Tuesday, August 18, 2015

The Death of the No Child Left Behind Act and the Resurrection of Creativity

So I guess this blog has been less about my adventures in writing and reading and more about my opinions on life and hot topics of today.

I'm fine with that, but I guess I should probably separate blogging for writing and reading only and another blog where I can actually state opinions on a wide variety of topics.

To jump right into it, I've been increasingly more concerned that many Americans are becoming more and more concerned about certain types of flags being flown from the South, lions being killed in other countries, and celebrities getting their iclouds hacked than real and incredibly crucial subjects that are directly affecting us as a culture, as a society, and as a country.

In reading many articles from the Huffington Post, the Smithsonian Magazine, and watching TED talks, I've become increasingly concerned about the decline, or better yet, failing of our public school systems, and even some of our colleges.

I call for a revolution, and I call for it right now.

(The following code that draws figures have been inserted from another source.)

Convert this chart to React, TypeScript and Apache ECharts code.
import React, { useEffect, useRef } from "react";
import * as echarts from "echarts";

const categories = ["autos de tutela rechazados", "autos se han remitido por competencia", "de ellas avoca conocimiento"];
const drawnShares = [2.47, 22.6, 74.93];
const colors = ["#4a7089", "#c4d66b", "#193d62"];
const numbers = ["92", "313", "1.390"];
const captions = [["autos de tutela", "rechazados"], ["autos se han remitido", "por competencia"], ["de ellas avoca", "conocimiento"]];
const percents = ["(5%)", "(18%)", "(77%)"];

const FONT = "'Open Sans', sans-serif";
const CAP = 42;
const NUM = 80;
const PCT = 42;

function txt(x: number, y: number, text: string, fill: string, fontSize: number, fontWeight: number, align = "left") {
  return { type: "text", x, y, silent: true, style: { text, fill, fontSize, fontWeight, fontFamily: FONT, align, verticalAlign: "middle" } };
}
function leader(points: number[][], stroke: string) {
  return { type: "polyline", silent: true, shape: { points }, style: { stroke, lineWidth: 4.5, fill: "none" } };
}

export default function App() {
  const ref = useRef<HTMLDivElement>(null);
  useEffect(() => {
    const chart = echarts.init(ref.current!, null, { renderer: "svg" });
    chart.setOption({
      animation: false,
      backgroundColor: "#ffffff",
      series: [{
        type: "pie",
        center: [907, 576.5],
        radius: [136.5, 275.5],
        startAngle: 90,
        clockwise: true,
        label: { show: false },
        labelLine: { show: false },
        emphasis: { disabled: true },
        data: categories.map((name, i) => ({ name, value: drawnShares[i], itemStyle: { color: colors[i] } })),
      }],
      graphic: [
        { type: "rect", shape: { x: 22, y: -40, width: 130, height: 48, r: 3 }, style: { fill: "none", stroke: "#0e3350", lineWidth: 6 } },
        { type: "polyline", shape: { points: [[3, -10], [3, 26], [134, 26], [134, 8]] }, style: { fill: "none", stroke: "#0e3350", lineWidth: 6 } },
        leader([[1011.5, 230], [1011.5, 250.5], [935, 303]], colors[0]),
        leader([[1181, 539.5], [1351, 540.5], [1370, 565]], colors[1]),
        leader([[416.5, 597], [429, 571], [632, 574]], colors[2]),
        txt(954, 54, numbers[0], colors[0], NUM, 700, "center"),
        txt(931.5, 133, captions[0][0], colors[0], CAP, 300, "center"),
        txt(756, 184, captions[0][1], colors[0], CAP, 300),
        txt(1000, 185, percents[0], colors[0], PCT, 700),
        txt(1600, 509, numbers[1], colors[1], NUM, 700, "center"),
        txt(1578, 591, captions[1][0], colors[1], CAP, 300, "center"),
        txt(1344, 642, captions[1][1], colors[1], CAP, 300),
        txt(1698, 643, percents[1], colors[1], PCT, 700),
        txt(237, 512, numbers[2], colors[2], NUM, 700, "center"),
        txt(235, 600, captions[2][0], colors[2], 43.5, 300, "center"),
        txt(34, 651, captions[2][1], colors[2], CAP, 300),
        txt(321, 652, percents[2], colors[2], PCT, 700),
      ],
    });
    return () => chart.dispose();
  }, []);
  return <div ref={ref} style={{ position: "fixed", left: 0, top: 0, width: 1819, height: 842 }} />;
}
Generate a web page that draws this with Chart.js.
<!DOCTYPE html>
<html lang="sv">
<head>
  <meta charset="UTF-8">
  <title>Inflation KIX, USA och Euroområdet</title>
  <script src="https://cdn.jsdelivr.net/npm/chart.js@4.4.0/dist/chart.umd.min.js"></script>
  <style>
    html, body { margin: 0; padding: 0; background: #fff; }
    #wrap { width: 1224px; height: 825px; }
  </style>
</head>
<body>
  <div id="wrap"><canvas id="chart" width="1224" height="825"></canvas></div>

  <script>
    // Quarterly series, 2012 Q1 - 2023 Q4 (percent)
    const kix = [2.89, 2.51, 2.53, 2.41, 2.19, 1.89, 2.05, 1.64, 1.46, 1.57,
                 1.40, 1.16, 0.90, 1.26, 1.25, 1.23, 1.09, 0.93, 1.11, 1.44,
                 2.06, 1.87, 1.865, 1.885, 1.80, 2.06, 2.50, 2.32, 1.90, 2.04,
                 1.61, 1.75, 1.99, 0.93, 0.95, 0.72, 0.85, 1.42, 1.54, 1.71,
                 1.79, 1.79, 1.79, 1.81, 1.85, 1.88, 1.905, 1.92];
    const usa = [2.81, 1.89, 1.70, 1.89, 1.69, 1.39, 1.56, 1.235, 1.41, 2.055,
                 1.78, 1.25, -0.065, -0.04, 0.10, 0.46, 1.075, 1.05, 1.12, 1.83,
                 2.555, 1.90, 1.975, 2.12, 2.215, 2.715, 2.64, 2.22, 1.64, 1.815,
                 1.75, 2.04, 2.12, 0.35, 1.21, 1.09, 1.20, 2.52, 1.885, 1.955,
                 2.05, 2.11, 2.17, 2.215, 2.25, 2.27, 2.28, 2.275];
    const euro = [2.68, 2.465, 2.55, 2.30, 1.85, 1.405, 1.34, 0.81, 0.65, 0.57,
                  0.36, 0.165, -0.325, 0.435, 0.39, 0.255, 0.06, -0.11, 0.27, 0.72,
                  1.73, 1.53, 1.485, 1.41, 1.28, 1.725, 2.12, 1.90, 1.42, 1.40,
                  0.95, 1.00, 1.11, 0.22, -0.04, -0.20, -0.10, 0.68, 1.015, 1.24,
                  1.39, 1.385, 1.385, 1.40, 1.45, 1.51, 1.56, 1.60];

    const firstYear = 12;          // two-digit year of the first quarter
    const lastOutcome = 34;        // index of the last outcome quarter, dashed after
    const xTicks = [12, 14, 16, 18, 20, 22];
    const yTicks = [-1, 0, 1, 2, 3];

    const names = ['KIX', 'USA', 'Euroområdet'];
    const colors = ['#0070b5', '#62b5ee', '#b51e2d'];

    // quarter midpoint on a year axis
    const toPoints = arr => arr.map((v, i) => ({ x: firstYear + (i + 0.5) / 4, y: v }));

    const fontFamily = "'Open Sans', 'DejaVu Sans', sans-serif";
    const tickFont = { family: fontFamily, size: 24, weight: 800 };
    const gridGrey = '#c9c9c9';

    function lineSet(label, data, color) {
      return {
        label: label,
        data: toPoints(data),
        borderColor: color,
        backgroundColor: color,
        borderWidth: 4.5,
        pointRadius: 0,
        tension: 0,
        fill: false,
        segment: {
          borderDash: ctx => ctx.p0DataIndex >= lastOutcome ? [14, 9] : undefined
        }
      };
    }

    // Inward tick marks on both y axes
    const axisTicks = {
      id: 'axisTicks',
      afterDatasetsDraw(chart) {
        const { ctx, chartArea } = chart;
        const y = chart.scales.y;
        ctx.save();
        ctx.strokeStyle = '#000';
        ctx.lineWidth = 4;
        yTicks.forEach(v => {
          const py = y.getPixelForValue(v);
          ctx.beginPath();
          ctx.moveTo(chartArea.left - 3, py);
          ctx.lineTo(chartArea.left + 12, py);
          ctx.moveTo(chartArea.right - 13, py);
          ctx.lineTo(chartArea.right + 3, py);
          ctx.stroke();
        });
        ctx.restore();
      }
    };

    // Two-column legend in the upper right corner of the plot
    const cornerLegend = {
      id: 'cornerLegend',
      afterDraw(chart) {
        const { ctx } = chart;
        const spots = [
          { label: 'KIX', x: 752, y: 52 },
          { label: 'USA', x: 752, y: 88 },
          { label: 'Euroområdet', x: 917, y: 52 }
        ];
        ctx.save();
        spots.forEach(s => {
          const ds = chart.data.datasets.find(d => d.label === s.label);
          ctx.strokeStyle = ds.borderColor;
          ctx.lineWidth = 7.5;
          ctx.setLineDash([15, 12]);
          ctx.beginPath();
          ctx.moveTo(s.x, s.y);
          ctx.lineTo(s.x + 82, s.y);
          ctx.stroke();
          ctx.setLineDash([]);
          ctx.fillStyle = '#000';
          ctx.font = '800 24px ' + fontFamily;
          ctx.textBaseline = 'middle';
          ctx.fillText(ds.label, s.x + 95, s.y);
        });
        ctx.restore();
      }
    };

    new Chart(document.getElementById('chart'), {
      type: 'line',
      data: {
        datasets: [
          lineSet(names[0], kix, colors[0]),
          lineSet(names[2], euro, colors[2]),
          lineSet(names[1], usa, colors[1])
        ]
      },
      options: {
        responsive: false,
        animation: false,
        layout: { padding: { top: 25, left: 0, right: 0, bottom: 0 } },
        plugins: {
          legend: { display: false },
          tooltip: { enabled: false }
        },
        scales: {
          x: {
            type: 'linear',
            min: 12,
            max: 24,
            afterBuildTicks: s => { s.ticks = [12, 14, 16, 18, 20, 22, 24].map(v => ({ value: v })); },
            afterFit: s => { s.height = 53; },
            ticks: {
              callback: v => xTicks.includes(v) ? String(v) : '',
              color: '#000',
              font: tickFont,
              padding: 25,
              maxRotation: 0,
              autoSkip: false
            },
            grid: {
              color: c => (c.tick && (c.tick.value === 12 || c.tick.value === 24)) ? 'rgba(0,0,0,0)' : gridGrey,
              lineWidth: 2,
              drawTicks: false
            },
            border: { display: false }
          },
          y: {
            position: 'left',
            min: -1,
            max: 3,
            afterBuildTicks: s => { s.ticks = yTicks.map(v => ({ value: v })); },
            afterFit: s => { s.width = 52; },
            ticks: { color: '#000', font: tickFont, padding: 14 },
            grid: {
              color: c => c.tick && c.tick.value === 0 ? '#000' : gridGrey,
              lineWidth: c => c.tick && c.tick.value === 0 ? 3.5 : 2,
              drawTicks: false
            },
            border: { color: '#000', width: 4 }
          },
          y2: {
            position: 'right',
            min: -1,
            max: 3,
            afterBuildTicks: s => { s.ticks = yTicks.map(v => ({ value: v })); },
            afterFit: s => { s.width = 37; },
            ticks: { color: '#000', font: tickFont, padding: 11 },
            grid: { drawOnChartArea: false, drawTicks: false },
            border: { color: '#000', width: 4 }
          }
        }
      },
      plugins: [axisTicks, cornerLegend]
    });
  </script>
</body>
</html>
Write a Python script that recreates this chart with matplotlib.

Here are the things I do not agree with as far as education goes, and some of the reasons for why education needs to be changeed. Later, I'll actually write down a list of my ideas I've gleaned from Sir Ken Robinson, who's written books and assisted school districts & other school systems in reforming education, as well as from Finland's education system that has been in the top five ranked best education systems in the world.

But first, I'll tell you my reasons for why I want a revolution in our education. And I'll start with two stories to show you from my own experiences in middle school for a sampling of what is wrong with the way we educate.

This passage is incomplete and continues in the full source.